A shortage of fuel in Russia is hurting millions beyond its borders in Central Asia, where former satellite states still rely almost completely on Moscow’s gas supplies — and its decisions to tighten the taps from one day to the next.
Russia’s government responded this week to domestic fuel shortages by hiking export fees and imposing a temporary export ban on fuel, measures that threaten to cause severe deficits in impoverished Kyrgyzstan and Tajikistan.
In those mainly Muslim countries, which lie on China’s mountainous western frontier, the stakes are high as the all-important sowing season beckons.
The specter of food crises raises alarm over political stability in nations scarred by recent violence — weeks after Russia tightened fuel supplies to Kyrgyzstan last year, causing the cost of living to spike, a popular uprising overthrew the government and left more than 85 people dead.
Long lines of cars formed at gas stations in the Tajik capital Dushanbe this week, as motorists hoped to pre-empt a further bounce in prices.
“The prices are going up before our very eyes,” said Akhmed Abdulloyev, a motorist in his mid-40s. He said prices rose three cents in just a day, with some stations selling gas at 5.3 somoni ($1.2) per liter.
Station attendants in Dushanbe have refused to fill buyers’ canisters, citing urgent demand from other customers and dwindling reserves. Tajikistan imported nine-tenths of its fuel from Russia last year.
The root of the problem lies in Russia, where fuel shortages have left numerous gas stations almost dry, a peculiar predicament for a country so rich in oil reserves.
Russia has one of the fastest-growing automotive markets in Europe, and government incentives for motorists to trade in old models for new cars have boosted the number of automobiles on the road.
With no new oil refineries appearing in Russia since the fall of the Soviet Union, however, gas supply often doesn’t meet demand.
As of May 1, Russia hiked the export duty on gasoline by 44 percent, a move designed to make it more profitable for fuel retailers to sell domestically than abroad.
The Energy Ministry estimates the move will keep an additional 200,000 tons of commercial high-octane gasoline per month within the country.
Russian officials have also signaled a temporary export ban in May. Although Russian officials have contradicted each other on the situation, panic-buying in Central Asia is already creating shortages.
The Russian export tariff hike is as an especially rude awakening for Tajikistan, which had been hoping the tariff might be lifted altogether.
The cost of filling up gas tanks is a particularly sensitive topic in Kyrgyzstan, which hosts a U.S. air base crucial to operations in nearby Afghanistan.
Russia’s imposition of duties on fuel exports to Kyrgyzstan early last year had a sharp knock-on effect on gas retail prices.
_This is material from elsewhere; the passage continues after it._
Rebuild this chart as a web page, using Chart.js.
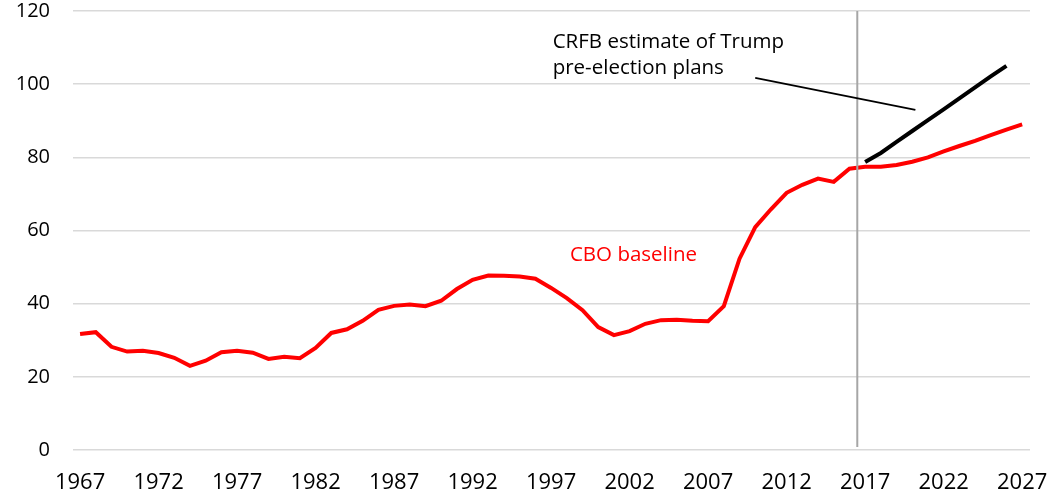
<!DOCTYPE html>
<html>
<head>
    <title>Debt held by the public, CBO baseline vs CRFB estimate</title>
    <script src="https://cdn.jsdelivr.net/npm/chart.js"></script>
    <style>
        html, body { margin: 0; padding: 0; background: #fff; }
        #wrap { width: 1049px; height: 495px; }
    </style>
</head>
<body>

<div id="wrap"><canvas id="debtChart"></canvas></div>

<script>
// years and values
const years = [1967,1968,1969,1970,1971,1972,1973,1974,1975,1976,1977,1978,1979,1980,1981,1982,1983,1984,1985,1986,1987,1988,1989,1990,1991,1992,1993,1994,1995,1996,1997,1998,1999,2000,2001,2002,2003,2004,2005,2006,2007,2008,2009,2010,2011,2012,2013,2014,2015,2016,2017,2018,2019,2020,2021,2022,2023,2024,2025,2026,2027];
const cboBaseline = [31.7,32.2,28.2,26.9,27.1,26.5,25.2,23.0,24.4,26.7,27.1,26.6,24.9,25.5,25.1,27.9,32.0,33.0,35.3,38.3,39.4,39.8,39.3,40.8,44.0,46.5,47.7,47.6,47.4,46.8,44.3,41.5,38.2,33.6,31.4,32.5,34.5,35.5,35.6,35.3,35.2,39.3,52.3,60.9,65.8,70.3,72.5,74.2,73.3,76.9,77.4,77.4,77.9,78.8,80.0,81.6,83.1,84.5,86.1,87.6,89.0];
const crfbYears = [2017,2018,2019,2020,2021,2022,2023,2024,2025,2026];
const crfbTrump = [78.7,81.2,84.2,87.2,90.2,93.1,96.1,99.1,102.1,105.0];
const xTickYears = [1967,1972,1977,1982,1987,1992,1997,2002,2007,2012,2017,2022,2027];
const yMax = 120;

const fontFamily = '"Open Sans", "Noto Sans", sans-serif';

// text, divider and leader line, placed in data units
const notes = {
    divider: 2016.5,
    leader: { x1: 2010.0, y1: 101.7, x2: 2020.2, y2: 93.0 },
    crfb: { x: 1997.1, y: 111.4, lines: ['CRFB estimate of Trump', 'pre-election plans'], step: 6.9 },
    cbo: { x: 1998.2, y: 53.3, text: 'CBO baseline' }
};

const notesPlugin = {
    id: 'notes',
    afterDatasetsDraw(chart) {
        const ctx = chart.ctx;
        const xs = chart.scales.x, ys = chart.scales.y;
        ctx.save();

        // vertical divider
        const dx = xs.getPixelForValue(notes.divider);
        ctx.strokeStyle = '#a6a6a6';
        ctx.lineWidth = 2;
        ctx.beginPath();
        ctx.moveTo(dx, ys.getPixelForValue(yMax));
        ctx.lineTo(dx, ys.getPixelForValue(0.8));
        ctx.stroke();

        // leader line
        ctx.strokeStyle = '#000';
        ctx.lineWidth = 1.8;
        ctx.beginPath();
        ctx.moveTo(xs.getPixelForValue(notes.leader.x1), ys.getPixelForValue(notes.leader.y1));
        ctx.lineTo(xs.getPixelForValue(notes.leader.x2), ys.getPixelForValue(notes.leader.y2));
        ctx.stroke();

        ctx.font = '20.5px ' + fontFamily;
        ctx.textAlign = 'left';
        ctx.textBaseline = 'middle';
        ctx.fillStyle = '#000';
        notes.crfb.lines.forEach(function(line, i) {
            ctx.fillText(line, xs.getPixelForValue(notes.crfb.x), ys.getPixelForValue(notes.crfb.y - i * notes.crfb.step));
        });
        ctx.fillStyle = '#ff0000';
        ctx.fillText(notes.cbo.text, xs.getPixelForValue(notes.cbo.x), ys.getPixelForValue(notes.cbo.y));
        ctx.restore();
    }
};

document.addEventListener("DOMContentLoaded", function() {
    const ctx = document.getElementById('debtChart').getContext('2d');

    new Chart(ctx, {
        type: 'line',
        data: {
            datasets: [{
                label: 'CBO baseline',
                data: years.map(function(y, i) { return { x: y, y: cboBaseline[i] }; }),
                borderColor: '#ff0000',
                borderWidth: 4,
                pointRadius: 0,
                tension: 0,
                fill: false
            }, {
                label: 'CRFB estimate of Trump pre-election plans',
                data: crfbYears.map(function(y, i) { return { x: y, y: crfbTrump[i] }; }),
                borderColor: '#000000',
                borderWidth: 4,
                pointRadius: 0,
                tension: 0,
                fill: false
            }]
        },
        options: {
            responsive: true,
            maintainAspectRatio: false,
            animation: false,
            layout: { padding: { top: 11, right: 19, left: 0, bottom: 0 } },
            scales: {
                x: {
                    type: 'linear',
                    min: 1966.55,
                    max: 2027.5,
                    afterBuildTicks: function(scale) {
                        scale.ticks = xTickYears.map(function(v) { return { value: v }; });
                    },
                    afterFit: function(scale) {
                        scale.height = 45;
                        scale.paddingLeft = 0;
                        scale.paddingRight = 0;
                    },
                    grid: { display: false, drawTicks: false },
                    border: { display: false },
                    ticks: {
                        autoSkip: false,
                        maxRotation: 0,
                        padding: 20,
                        color: '#000',
                        font: { family: fontFamily, size: 22 },
                        callback: function(v) { return String(v); }
                    }
                },
                y: {
                    min: 0,
                    max: yMax,
                    afterFit: function(scale) {
                        scale.width = 73;
                        scale.paddingTop = 0;
                        scale.paddingBottom = 0;
                    },
                    grid: { color: '#d9d9d9', lineWidth: 1.5, drawTicks: false },
                    border: { display: false },
                    ticks: {
                        stepSize: 20,
                        padding: 23,
                        color: '#000',
                        font: { family: fontFamily, size: 20 }
                    }
                }
            },
            plugins: {
                legend: { display: false },
                tooltip: { enabled: false }
            }
        },
        plugins: [notesPlugin]
    });
});
</script>

</body>
</html>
That exacerbated nationwide discontent which culminated with the storming in April 2010 of government offices and the overthrow of former President Kurmanbek Bakiyev.
Kyrgyzstan’s Oil Traders Association chairman Zhumakadyr Akeneyev said 92 percent of fuel imports are sourced from Russia, with the remainder coming from neighboring Kazakhstan.
A delegation of Kyrgyz fuel traders has negotiated a deal with Russian suppliers not to halt deliveries to Kyrgyzstan, Akeneyev said, although it is yet to be seen whether those promises can and will be kept as Moscow frets over its own consumers’ needs.
“The only restriction will be on certain types of high-octane gasoline, the delivery of which will be limited,” Akeneyev said, referring to the car fuel used by regular motorists.
Gas prices in Kyrgyzstan may rise only by about 4 percent, he said.
Despite that optimistic assessment, drivers in the capital, Bishkek, are still grumbling.
“We have to raise prices for our services, which means we will have fewer customers. With every passing month, life in Kyrgyzstan becomes more expensive, I don’t know how I will earn money for bread if this goes on,” said taxi driver Gasan Khusainov.
Some of Kyrgyzstan’s and Tajikistan’s most important export commodities are agricultural goods, such as fruit, vegetables and cotton.
Farmers need to buy large amounts of fuel to run agricultural machinery in the coming crunch months as the sowing season approaches.
“Increased prices for fuel are a disaster for the Tajik economy,” said political analyst Saymuddin Dustov. “With the price of cotton so high, this year was very important to us, but with fuel like this, that advantage will be useless.”